Empat Wanita Aceh Tak Percaya Suaminya Hilang karena Terlibat Terorisme
Para perempuan itu membantah suaminya terlibat dalam jaringan teroris. Mereka berharap suaminya dibebaskan kembali dalam keadaan sehat.
Editor: Dewi Agustina
TRIBUNNEWS.COM, BANDA ACEH - Yayasan Advokasi Rakyat Aceh (YARA), kembali menerima laporan dari tiga perempuan bercadar yang mengaku kehilangan suaminya, Kamis (20/12/2018).
Mereka yang datang ke Kantor YARA kemarin adalah RA, N, dan J.
Sehari sebelumnya seorang perempuan bercadar berinisial R bersama seorang ibu, Chadijah mengadukan kehilangan suami berinisial HS dan anaknya, kepada Yayasan Advokasi Rakyat Aceh (YARA).
Sama seperti keterangan R, ketiganya juga mengaku sudah seminggu tidak tahu di mana keberadaan suaminya.
Belakangan diketahui, suami mereka ditangkap Detasemen Khusus (Densus) 88 Antiteror Mabes Polri karena diduga sebagai teroris.

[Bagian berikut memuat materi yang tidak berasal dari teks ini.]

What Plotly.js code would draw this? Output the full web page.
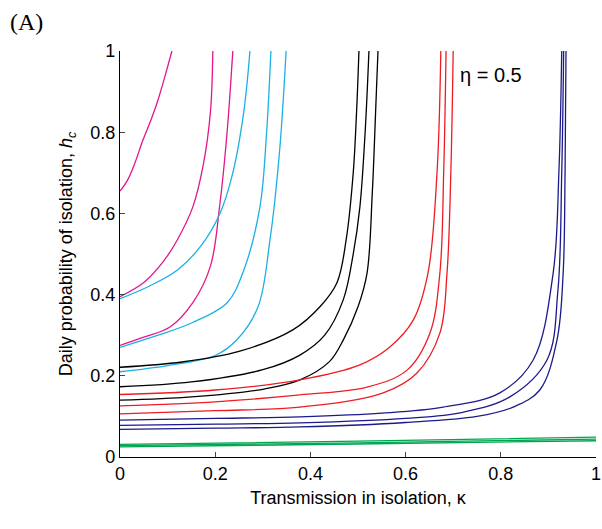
<!DOCTYPE html>
<html><head><meta charset="utf-8">
<script src="https://cdn.plot.ly/plotly-3.0.1.min.js"></script>
<style>body{margin:0;background:#fff}</style>
</head><body>
<div id="chart" style="width:602px;height:529px"></div>
<script>
// curves: [kappa values, h_c values]
const magenta1 = [[0,0.015,0.03,0.048,0.065,0.08,0.095,0.109],[0.655,0.68,0.72,0.78,0.83,0.88,0.94,1]];
const magenta2 = [[0,0.05,0.09,0.12,0.153,0.175,0.19,0.195],[0.395,0.43,0.48,0.534,0.616,0.72,0.85,1]];
const magenta3 = [[0,0.05,0.105,0.153,0.19,0.21,0.225,0.237],[0.275,0.295,0.32,0.38,0.47,0.625,0.8,1]];
const cyan1 = [[0,0.06,0.12,0.17,0.21,0.237,0.26,0.273],[0.39,0.42,0.46,0.52,0.6,0.7,0.85,1]];
const cyan2 = [[0,0.08,0.15,0.225,0.26,0.294,0.308,0.317],[0.27,0.3,0.33,0.38,0.46,0.616,0.8,1]];
const cyan3 = [[0,0.1,0.2,0.245,0.29,0.315,0.335,0.349],[0.21,0.225,0.25,0.288,0.37,0.534,0.75,1]];
const black1 = [[0,0.13,0.25,0.363,0.42,0.456,0.475,0.49,0.497,0.502],[0.221,0.234,0.26,0.313,0.37,0.43,0.534,0.7,0.85,1]];
const black2 = [[0,0.15,0.3,0.378,0.43,0.469,0.49,0.504,0.515,0.523],[0.173,0.185,0.215,0.251,0.3,0.387,0.5,0.616,0.8,1]];
const black3 = [[0,0.15,0.305,0.378,0.44,0.469,0.5,0.519,0.53,0.537,0.542],[0.14,0.148,0.168,0.19,0.235,0.288,0.37,0.453,0.65,0.85,1]];
const red1 = [[0,0.2,0.378,0.504,0.567,0.616,0.647,0.666,0.674],[0.154,0.165,0.19,0.227,0.271,0.337,0.453,0.7,1]];
const red2 = [[0,0.2,0.378,0.519,0.603,0.651,0.672,0.68,0.685],[0.126,0.136,0.153,0.172,0.214,0.305,0.453,0.7,1]];
const red3 = [[0,0.2,0.378,0.553,0.624,0.672,0.687,0.695,0.7],[0.106,0.114,0.123,0.158,0.207,0.305,0.453,0.7,1]];
const navy1 = [[0,0.2,0.378,0.55,0.679,0.798,0.868,0.91,0.922,0.928],[0.091,0.095,0.099,0.108,0.123,0.158,0.239,0.453,0.7,1]];
const navy2 = [[0,0.2,0.378,0.6,0.72,0.819,0.897,0.92,0.928,0.932],[0.078,0.081,0.084,0.095,0.11,0.148,0.239,0.41,0.7,1]];
const navy3 = [[0,0.2,0.378,0.6,0.75,0.826,0.882,0.918,0.931,0.935,0.937],[0.068,0.071,0.074,0.085,0.1,0.123,0.165,0.288,0.453,0.7,1]];
const green1 = [[0,0.5,1],[0.031,0.039,0.049]];
const green2 = [[0,0.5,1],[0.028,0.035,0.044]];
const green3 = [[0,0.5,1],[0.025,0.032,0.040]];

const groups = [
  ['#e3168b', [magenta1, magenta2, magenta3]],
  ['#1cb0e6', [cyan1, cyan2, cyan3]],
  ['#000000', [black1, black2, black3]],
  ['#ee1c24', [red1, red2, red3]],
  ['#1b1a8a', [navy1, navy2, navy3]],
  ['#00a651', [green1, green2, green3]]
];
const traces = [];
groups.forEach(([col, curves]) => curves.forEach(c => traces.push({
  x: c[0], y: c[1], mode: 'lines', line: {color: col, width: 1.3, shape: 'spline', smoothing: 1},
  hoverinfo: 'skip'
})));

const font = {family: 'Liberation Sans, Arial, sans-serif', size: 18, color: '#000'};
Plotly.newPlot('chart', traces, {
  width: 602, height: 529,
  margin: {l: 120, r: 6, t: 51, b: 72},
  showlegend: false,
  paper_bgcolor: '#fff', plot_bgcolor: '#fff',
  font: font,
  xaxis: {range: [0, 1], tickvals: [0, 0.2, 0.4, 0.6, 0.8, 1], ticktext: ['0','0.2','0.4','0.6','0.8','1'],
    ticks: 'inside', ticklen: 5, showline: true, linecolor: '#000', linewidth: 1.2, showgrid: false, zeroline: false,
    title: {text: 'Transmission in isolation, κ', font: font, standoff: 8}},
  yaxis: {range: [0, 1], tickvals: [0, 0.2, 0.4, 0.6, 0.8, 1], ticktext: ['0','0.2','0.4','0.6','0.8','1'],
    ticks: 'inside', ticklen: 5, showline: true, linecolor: '#000', linewidth: 1.2, showgrid: false, zeroline: false,
    title: {text: 'Daily probability of isolation, <i>h</i><sub><i>c</i></sub>', font: font, standoff: 12}},
  annotations: [
    {text: '(A)', xref: 'paper', yref: 'paper', x: -0.235, y: 1.072, xanchor: 'left', yanchor: 'middle', showarrow: false,
     font: {family: 'Liberation Serif, Times New Roman, serif', size: 24, color: '#000'}},
    {text: 'η = 0.5', xref: 'paper', yref: 'paper', x: 0.71, y: 0.94, xanchor: 'left', yanchor: 'middle', showarrow: false,
     font: {family: 'Liberation Sans, Arial, sans-serif', size: 20, color: '#000'}}
  ]
}, {displayModeBar: false, staticPlot: true});
</script>
</body></html>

Adapun suami mereka yang dilaporkan hilang sejak 13 Desember lalu adalah WS suami dari R, DW suami dari RA, MRS suami dari N, dan Ih suami dari J.
Sedangkan Chadijah melaporkan kehilangan anaknya, HS.
Serambi juga mendapat informasi bahwa istri dari DA juga ingin melapor ke YARA, tapi tidak bisa hadir karena baru siap melahirkan.
Baca: Empat Wanita di Aceh Melapor Kehilangan Suami, Diduga Terciduk Densus terkait Isu Terorisme
Di Kantor YARA, para perempuan itu membantah suaminya terlibat dalam jaringan teroris.
Saat datang ke Kantor YARA, RA dan J membawa serta anak-anak mereka yang masih balita.
Sementara dua perempuan lagi, R dan N mengaku sedang dalam keadaan hamil enam dan satu bulan.
Di balik balutan cadar, mereka tak kuasa menahan tangis.
Sambil terisak mereka berharap suaminya dibebaskan kembali dalam keadaan sehat, sebagaimana saat diambil.
Para perempuan yang mengenakan pakaian serba hitam itu meyakini suaminya tidak terlibat dalam jaringan teroris.
"Saya sangat-sangat berharap ingin mengetahui di mana posisi suami saya, karena saya sedang mengandung anaknya. Saya sangat berharap di mana suami saya berada, ada kejelasan. Bagaimana kondisinya, apakah baik-baik saja, apakah ada sesuatu yang terjadi dengan dia," kata R perlahan sambil terisak.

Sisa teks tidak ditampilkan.